4.3 Technical Modifications for 2026 Production
To ensure durability and wearability, the embroidery is reinforced with a silk organza backing (fused with a low-melt adhesive) before application to the garment. The thread tension is calibrated using a digital tension meter to match the original sample’s uniformity. For the gold thread, a micro-laser cutting technique is used to pre-cut the foil strips to precise widths (0.5 mm), reducing waste and ensuring consistent luster. The entire embroidery process is documented via 3D scanning to create a digital archive, allowing for future replication without compromising the original.
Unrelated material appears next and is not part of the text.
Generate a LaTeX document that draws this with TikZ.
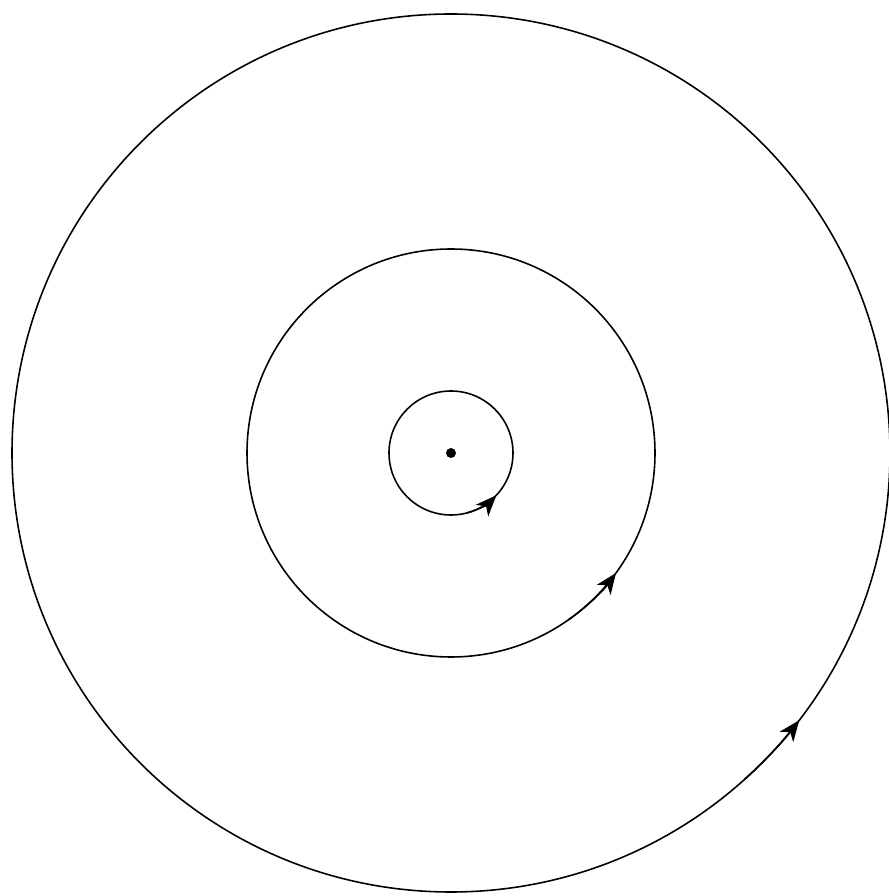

V. Conclusion and Recommendations
This Korean embroidery sample represents a pinnacle of hand-craftsmanship, combining technical mastery with material richness. Its translation into 2026 silhouettes requires a balance between preservation (maintaining stitch integrity and dye authenticity) and innovation (using sustainable materials and modern construction). For Natalie Fashion Atelier, I recommend:
- Limited Edition Run: Produce only 12 pieces of each silhouette, each hand-embroidered by a master artisan in Seoul, with a certificate of authenticity detailing the stitch count and material origins.
- Digital Companion: Include a QR code on the garment label linking to a video of the embroidery process, enhancing the narrative of heritage and luxury.
- Collaboration: Partner with the Korean National Intangible Heritage Center to ensure ethical sourcing of gold thread and silk, and to support the preservation of Jasu techniques.
This approach ensures that the sample’s legacy is not merely replicated but evolved, offering a tactile and visual dialogue between Korea’s textile past and the future of haute couture.